Wondering why General Motors went bankrupt and needed a taxpayer bailout? Just consider the Chevrolet Cobalt. Introduced in 2004 as the vehicle that would finally make GM’s small cars competitive with those from Japan, the Cobalt’s mediocre performance translated into, at best, so-so sales.
Beneath its shiny surface, the product was even worse than the motoring public realized. For all the money and public-relations puffery GM poured into the Cobalt’s launch, the company apparently couldn’t be bothered with such details as a properly working ignition switch. Instead, it settled for parts that occasionally caused the car to shut off while in motion, disabling both the power steering and air bags. This failing has been linked to multiple accidents and 12 deaths. Despite ample warnings from inside the company and many consumer complaints, GM swept the problem under the rug, until now. Far too late, it has recalled 2.6 million vehicles that may contain the potentially deadly defect.
For GM, still struggling to shake off the “Government Motors” stigma, the fiasco is a reminder that, despite much progress, its renaissance is incomplete. The public cannot be sure that taxpayer money bought a truly new GM unless and until new chief executive Mary Barra — herself a GM “lifer” — eradicates all vestiges of the buck-passing management culture that produced the Cobalt. Ms. Barra must use her testimony before Congress on Tuesday to demonstrate credibly that she is on top of the company’s quality problems, past and, more important, future.

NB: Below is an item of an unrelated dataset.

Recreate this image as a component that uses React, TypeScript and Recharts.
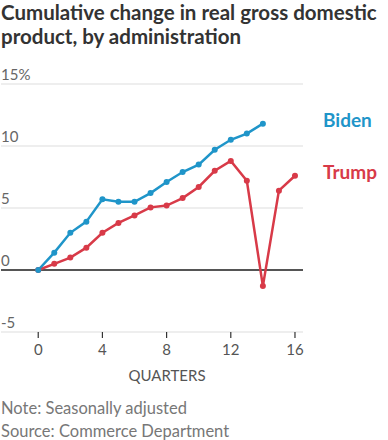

In that sense, GM’s fresh recall of certain Chevy Cruze models is a mixed blessing: The company is taking action, but the Cruze is GM’s small-car successor to the Cobalt.
There are lessons here for government as well. The National Highway Transportation Safety Administration received indications of a problem with the Cobalt in 2007 and again in 2010 but took no action. Congress needs to know why.